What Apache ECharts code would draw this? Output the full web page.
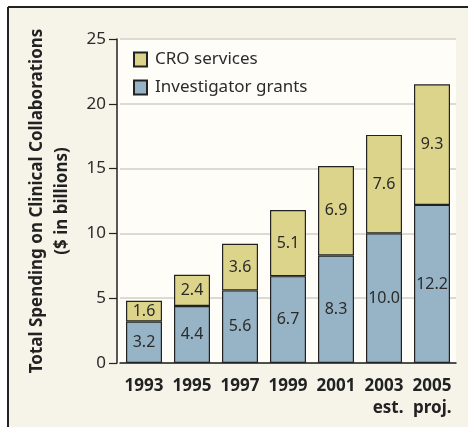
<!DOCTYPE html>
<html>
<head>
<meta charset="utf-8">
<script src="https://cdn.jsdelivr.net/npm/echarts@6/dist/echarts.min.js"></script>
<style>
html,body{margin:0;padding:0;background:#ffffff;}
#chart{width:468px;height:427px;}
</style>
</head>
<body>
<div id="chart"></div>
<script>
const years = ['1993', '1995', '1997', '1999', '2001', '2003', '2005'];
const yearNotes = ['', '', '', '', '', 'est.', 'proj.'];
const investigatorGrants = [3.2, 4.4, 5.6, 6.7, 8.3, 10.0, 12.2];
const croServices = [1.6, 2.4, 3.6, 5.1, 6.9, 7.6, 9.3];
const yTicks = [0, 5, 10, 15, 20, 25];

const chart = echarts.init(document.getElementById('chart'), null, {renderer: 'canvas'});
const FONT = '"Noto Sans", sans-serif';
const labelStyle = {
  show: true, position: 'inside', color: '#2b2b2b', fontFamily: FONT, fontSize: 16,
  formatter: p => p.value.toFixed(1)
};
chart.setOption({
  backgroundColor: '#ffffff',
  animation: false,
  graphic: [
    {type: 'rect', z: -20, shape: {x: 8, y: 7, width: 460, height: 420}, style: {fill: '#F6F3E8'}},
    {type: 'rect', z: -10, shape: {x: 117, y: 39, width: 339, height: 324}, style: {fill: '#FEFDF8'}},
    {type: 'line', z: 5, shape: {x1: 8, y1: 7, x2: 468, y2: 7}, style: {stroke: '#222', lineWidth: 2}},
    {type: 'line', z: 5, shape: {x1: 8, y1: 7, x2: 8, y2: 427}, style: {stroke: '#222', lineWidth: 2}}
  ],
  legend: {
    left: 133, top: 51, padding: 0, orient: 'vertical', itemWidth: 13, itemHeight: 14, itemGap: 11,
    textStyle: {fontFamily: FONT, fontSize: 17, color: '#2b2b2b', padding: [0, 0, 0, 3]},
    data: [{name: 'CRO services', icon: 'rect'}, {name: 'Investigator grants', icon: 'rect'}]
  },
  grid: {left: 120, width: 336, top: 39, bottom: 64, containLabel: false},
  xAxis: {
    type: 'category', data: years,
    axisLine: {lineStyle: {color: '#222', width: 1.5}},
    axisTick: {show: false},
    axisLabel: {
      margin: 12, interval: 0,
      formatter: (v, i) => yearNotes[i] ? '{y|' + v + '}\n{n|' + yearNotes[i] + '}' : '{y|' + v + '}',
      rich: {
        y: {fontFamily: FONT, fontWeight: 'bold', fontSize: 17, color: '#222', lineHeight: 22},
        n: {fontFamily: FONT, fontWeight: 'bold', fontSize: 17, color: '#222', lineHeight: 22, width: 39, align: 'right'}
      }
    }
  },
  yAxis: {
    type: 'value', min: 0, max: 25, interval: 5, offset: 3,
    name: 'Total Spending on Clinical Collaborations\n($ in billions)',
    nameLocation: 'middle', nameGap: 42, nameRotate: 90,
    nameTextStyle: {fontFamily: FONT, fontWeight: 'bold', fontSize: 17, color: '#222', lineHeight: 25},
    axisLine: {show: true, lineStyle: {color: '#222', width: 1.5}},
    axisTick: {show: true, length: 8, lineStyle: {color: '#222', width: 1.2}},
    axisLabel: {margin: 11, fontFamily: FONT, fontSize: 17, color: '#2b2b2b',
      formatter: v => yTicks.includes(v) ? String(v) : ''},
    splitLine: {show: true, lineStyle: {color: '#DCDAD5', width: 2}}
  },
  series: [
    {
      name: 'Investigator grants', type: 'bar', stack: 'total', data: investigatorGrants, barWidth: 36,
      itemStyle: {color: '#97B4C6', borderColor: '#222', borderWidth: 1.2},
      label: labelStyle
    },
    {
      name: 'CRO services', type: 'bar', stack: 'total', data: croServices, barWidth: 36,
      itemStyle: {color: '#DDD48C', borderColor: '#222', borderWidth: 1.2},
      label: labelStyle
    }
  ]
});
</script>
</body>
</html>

▶ [Task requirements]: Repeat the listing above exactly, with no pictures.

▶ [Exercise result]:
What Apache ECharts code would draw this? Output the full web page.
<!DOCTYPE html>
<html>
<head>
<meta charset="utf-8">
<script src="https://cdn.jsdelivr.net/npm/echarts@6/dist/echarts.min.js"></script>
<style>
html,body{margin:0;padding:0;background:#ffffff;}
#chart{width:468px;height:427px;}
</style>
</head>
<body>
<div id="chart"></div>
<script>
const years = ['1993', '1995', '1997', '1999', '2001', '2003', '2005'];
const yearNotes = ['', '', '', '', '', 'est.', 'proj.'];
const investigatorGrants = [3.2, 4.4, 5.6, 6.7, 8.3, 10.0, 12.2];
const croServices = [1.6, 2.4, 3.6, 5.1, 6.9, 7.6, 9.3];
const yTicks = [0, 5, 10, 15, 20, 25];

const chart = echarts.init(document.getElementById('chart'), null, {renderer: 'canvas'});
const FONT = '"Noto Sans", sans-serif';
const labelStyle = {
  show: true, position: 'inside', color: '#2b2b2b', fontFamily: FONT, fontSize: 16,
  formatter: p => p.value.toFixed(1)
};
chart.setOption({
  backgroundColor: '#ffffff',
  animation: false,
  graphic: [
    {type: 'rect', z: -20, shape: {x: 8, y: 7, width: 460, height: 420}, style: {fill: '#F6F3E8'}},
    {type: 'rect', z: -10, shape: {x: 117, y: 39, width: 339, height: 324}, style: {fill: '#FEFDF8'}},
    {type: 'line', z: 5, shape: {x1: 8, y1: 7, x2: 468, y2: 7}, style: {stroke: '#222', lineWidth: 2}},
    {type: 'line', z: 5, shape: {x1: 8, y1: 7, x2: 8, y2: 427}, style: {stroke: '#222', lineWidth: 2}}
  ],
  legend: {
    left: 133, top: 51, padding: 0, orient: 'vertical', itemWidth: 13, itemHeight: 14, itemGap: 11,
    textStyle: {fontFamily: FONT, fontSize: 17, color: '#2b2b2b', padding: [0, 0, 0, 3]},
    data: [{name: 'CRO services', icon: 'rect'}, {name: 'Investigator grants', icon: 'rect'}]
  },
  grid: {left: 120, width: 336, top: 39, bottom: 64, containLabel: false},
  xAxis: {
    type: 'category', data: years,
    axisLine: {lineStyle: {color: '#222', width: 1.5}},
    axisTick: {show: false},
    axisLabel: {
      margin: 12, interval: 0,
      formatter: (v, i) => yearNotes[i] ? '{y|' + v + '}\n{n|' + yearNotes[i] + '}' : '{y|' + v + '}',
      rich: {
        y: {fontFamily: FONT, fontWeight: 'bold', fontSize: 17, color: '#222', lineHeight: 22},
        n: {fontFamily: FONT, fontWeight: 'bold', fontSize: 17, color: '#222', lineHeight: 22, width: 39, align: 'right'}
      }
    }
  },
  yAxis: {
    type: 'value', min: 0, max: 25, interval: 5, offset: 3,
    name: 'Total Spending on Clinical Collaborations\n($ in billions)',
    nameLocation: 'middle', nameGap: 42, nameRotate: 90,
    nameTextStyle: {fontFamily: FONT, fontWeight: 'bold', fontSize: 17, color: '#222', lineHeight: 25},
    axisLine: {show: true, lineStyle: {color: '#222', width: 1.5}},
    axisTick: {show: true, length: 8, lineStyle: {color: '#222', width: 1.2}},
    axisLabel: {margin: 11, fontFamily: FONT, fontSize: 17, color: '#2b2b2b',
      formatter: v => yTicks.includes(v) ? String(v) : ''},
    splitLine: {show: true, lineStyle: {color: '#DCDAD5', width: 2}}
  },
  series: [
    {
      name: 'Investigator grants', type: 'bar', stack: 'total', data: investigatorGrants, barWidth: 36,
      itemStyle: {color: '#97B4C6', borderColor: '#222', borderWidth: 1.2},
      label: labelStyle
    },
    {
      name: 'CRO services', type: 'bar', stack: 'total', data: croServices, barWidth: 36,
      itemStyle: {color: '#DDD48C', borderColor: '#222', borderWidth: 1.2},
      label: labelStyle
    }
  ]
});
</script>
</body>
</html>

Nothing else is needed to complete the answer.